EXERCISE INSTRUCTIONS: All of the entries must be reproduced exactly, with no images carried over.

------------------------

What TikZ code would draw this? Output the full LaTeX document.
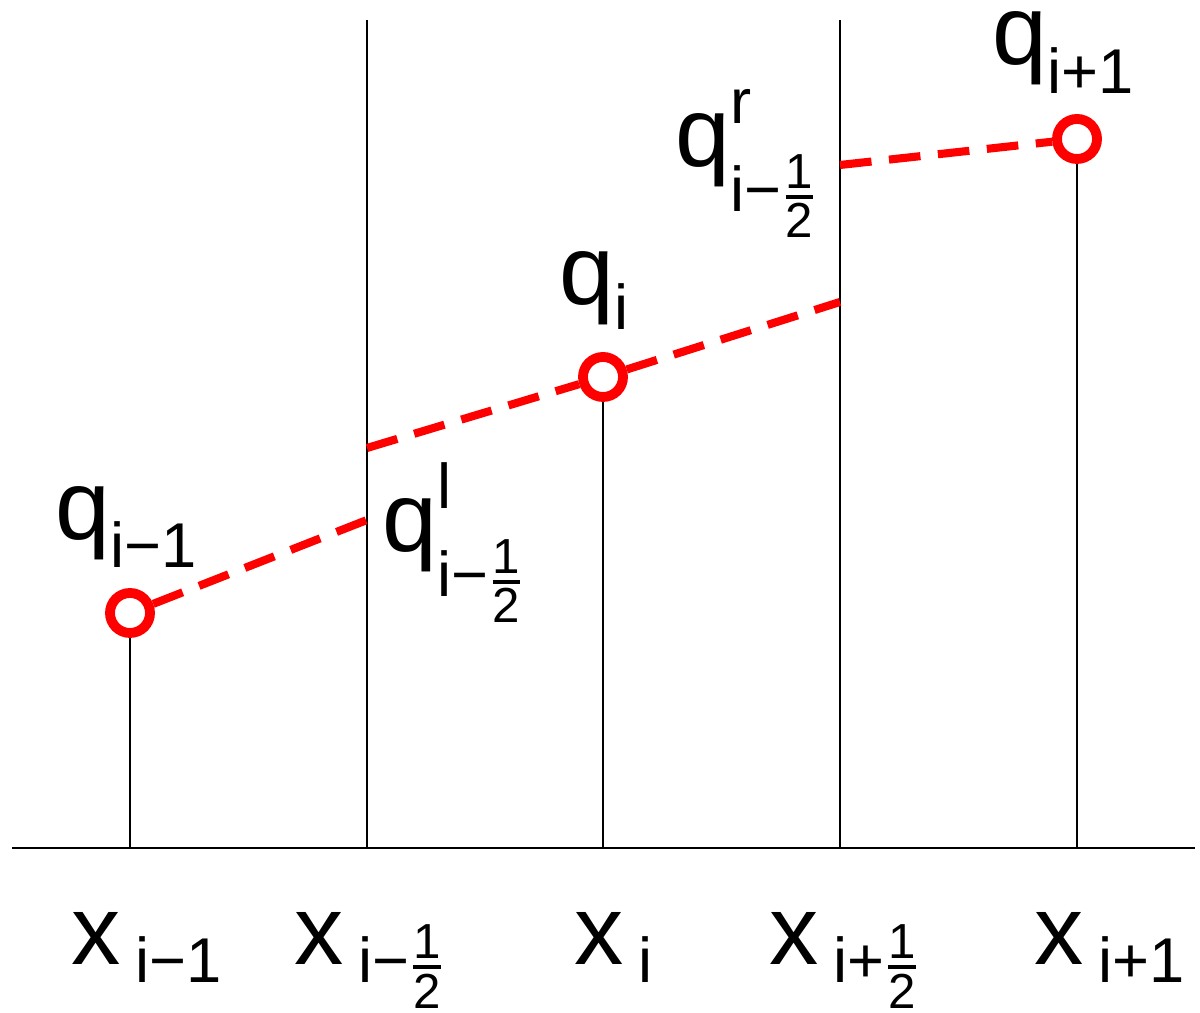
\documentclass[tikz,border=0pt]{standalone}
\usepackage{fontspec}
\setmainfont{Liberation Sans}
\setsansfont{Liberation Sans}
\usepackage{tikz}
\DeclareMathSizes{18}{18}{14}{10}
\tikzstyle{cell} = [line width=0.6pt, draw=black]
\tikzstyle{dot} = [circle, draw=red, line width=2.8pt, minimum size=0.4cm, inner sep=0pt]
\tikzstyle{recon} = [red, line width=2.3pt, dash pattern=on 9pt off 5pt]
\tikzstyle{lbl} = [inner sep=0pt, anchor=base west, font=\fontsize{28}{32}\selectfont]
% lowered subscript, raised superscript, one half
\newcommand{\sbs}[2]{\raisebox{-#1}{\fontsize{18}{20}\selectfont #2}}
\newcommand{\sps}[2]{\makebox[0pt][l]{\raisebox{#1}{\fontsize{18}{20}\selectfont #2}}}
\newcommand{\hlf}{${\mathsf{1}\above1.2pt\mathsf{2}}$}

\begin{document}
\begin{tikzpicture}[x=0.01cm, y=0.01cm]
\useasboundingbox (0,0) rectangle (1200,1013);

% axis and cell faces
\coordinate (axl) at (12,165);
\coordinate (axr) at (1195,165);
\coordinate (fl0) at (367,165);
\coordinate (fl1) at (367,993);
\coordinate (fr0) at (840,165);
\coordinate (fr1) at (840,993);
\draw [cell] (axl) -- (axr);
\draw [cell] (fl0) -- (fl1);
\draw [cell] (fr0) -- (fr1);

% cell averages
\node (qa) [dot] at (130,400) {};
\node (qb) [dot] at (603,636) {};
\node (qc) [dot] at (1077,874) {};
\coordinate (sa) at (130,165);
\coordinate (sb) at (603,165);
\coordinate (sc) at (1077,165);
\draw [cell] (sa) -- (qa);
\draw [cell] (sb) -- (qb);
\draw [cell] (sc) -- (qc);

% reconstruction
\coordinate (la) at (367,493);
\coordinate (lb) at (367,565);
\coordinate (rb) at (840,711);
\coordinate (rc) at (840,848);
\draw [recon] (qa) -- (la);
\draw [recon] (lb) -- (qb);
\draw [recon] (qb) -- (rb);
\draw [recon] (rc) -- (qc);

% labels
\node (tqa) [lbl] at (55,473) {q\sbs{7.7pt}{i−1}};
\node (tql) [lbl] at (382,461) {q\sps{12.5pt}{l}\sbs{12.8pt}{i−\hlf}};
\node (tqb) [lbl] at (559,708) {q\sbs{7pt}{i}};
\node (tqr) [lbl] at (675,846) {q\sps{12.5pt}{r}\sbs{12.8pt}{i−\hlf}};
\node (tqc) [lbl] at (992,948) {q\sbs{8pt}{i+1}};

\node (xa) [lbl] at (71,48) {x\hspace{4pt}\sbs{5pt}{i−1}};
\node (xl) [lbl] at (294,48) {x\hspace{4pt}\sbs{5pt}{i−\hlf}};
\node (xb) [lbl] at (574,48) {x\hspace{4pt}\sbs{5pt}{i}};
\node (xr) [lbl] at (769,48) {x\hspace{4pt}\sbs{5pt}{i+\hlf}};
\node (xc) [lbl] at (1034,48) {x\hspace{4pt}\sbs{5pt}{i+1}};

\end{tikzpicture}
\end{document}
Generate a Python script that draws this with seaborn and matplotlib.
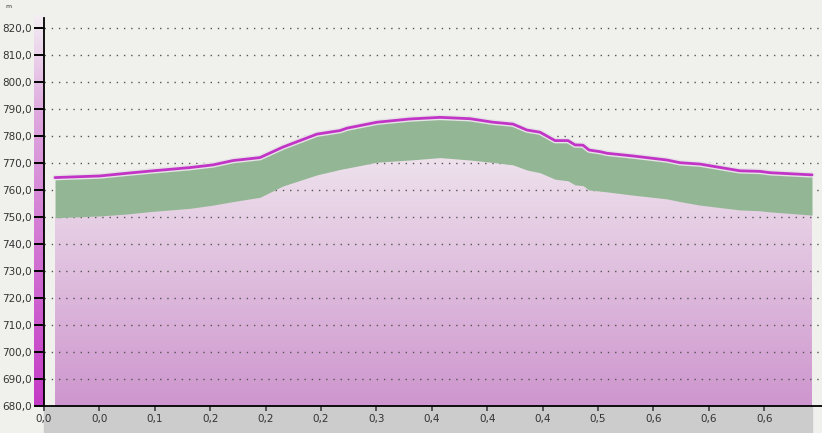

------------------------

CORRECT RESULT:
What TikZ code would draw this? Output the full LaTeX document.
\documentclass[tikz,border=0pt]{standalone}
\usepackage{fontspec}
\setmainfont{Liberation Sans}
\setsansfont{Liberation Sans}
\usepackage{tikz}
\DeclareMathSizes{18}{18}{14}{10}
\tikzstyle{cell} = [line width=0.6pt, draw=black]
\tikzstyle{dot} = [circle, draw=red, line width=2.8pt, minimum size=0.4cm, inner sep=0pt]
\tikzstyle{recon} = [red, line width=2.3pt, dash pattern=on 9pt off 5pt]
\tikzstyle{lbl} = [inner sep=0pt, anchor=base west, font=\fontsize{28}{32}\selectfont]
% lowered subscript, raised superscript, one half
\newcommand{\sbs}[2]{\raisebox{-#1}{\fontsize{18}{20}\selectfont #2}}
\newcommand{\sps}[2]{\makebox[0pt][l]{\raisebox{#1}{\fontsize{18}{20}\selectfont #2}}}
\newcommand{\hlf}{${\mathsf{1}\above1.2pt\mathsf{2}}$}

\begin{document}
\begin{tikzpicture}[x=0.01cm, y=0.01cm]
\useasboundingbox (0,0) rectangle (1200,1013);

% axis and cell faces
\coordinate (axl) at (12,165);
\coordinate (axr) at (1195,165);
\coordinate (fl0) at (367,165);
\coordinate (fl1) at (367,993);
\coordinate (fr0) at (840,165);
\coordinate (fr1) at (840,993);
\draw [cell] (axl) -- (axr);
\draw [cell] (fl0) -- (fl1);
\draw [cell] (fr0) -- (fr1);

% cell averages
\node (qa) [dot] at (130,400) {};
\node (qb) [dot] at (603,636) {};
\node (qc) [dot] at (1077,874) {};
\coordinate (sa) at (130,165);
\coordinate (sb) at (603,165);
\coordinate (sc) at (1077,165);
\draw [cell] (sa) -- (qa);
\draw [cell] (sb) -- (qb);
\draw [cell] (sc) -- (qc);

% reconstruction
\coordinate (la) at (367,493);
\coordinate (lb) at (367,565);
\coordinate (rb) at (840,711);
\coordinate (rc) at (840,848);
\draw [recon] (qa) -- (la);
\draw [recon] (lb) -- (qb);
\draw [recon] (qb) -- (rb);
\draw [recon] (rc) -- (qc);

% labels
\node (tqa) [lbl] at (55,473) {q\sbs{7.7pt}{i−1}};
\node (tql) [lbl] at (382,461) {q\sps{12.5pt}{l}\sbs{12.8pt}{i−\hlf}};
\node (tqb) [lbl] at (559,708) {q\sbs{7pt}{i}};
\node (tqr) [lbl] at (675,846) {q\sps{12.5pt}{r}\sbs{12.8pt}{i−\hlf}};
\node (tqc) [lbl] at (992,948) {q\sbs{8pt}{i+1}};

\node (xa) [lbl] at (71,48) {x\hspace{4pt}\sbs{5pt}{i−1}};
\node (xl) [lbl] at (294,48) {x\hspace{4pt}\sbs{5pt}{i−\hlf}};
\node (xb) [lbl] at (574,48) {x\hspace{4pt}\sbs{5pt}{i}};
\node (xr) [lbl] at (769,48) {x\hspace{4pt}\sbs{5pt}{i+\hlf}};
\node (xc) [lbl] at (1034,48) {x\hspace{4pt}\sbs{5pt}{i+1}};

\end{tikzpicture}
\end{document}
Generate a Python script that draws this with seaborn and matplotlib.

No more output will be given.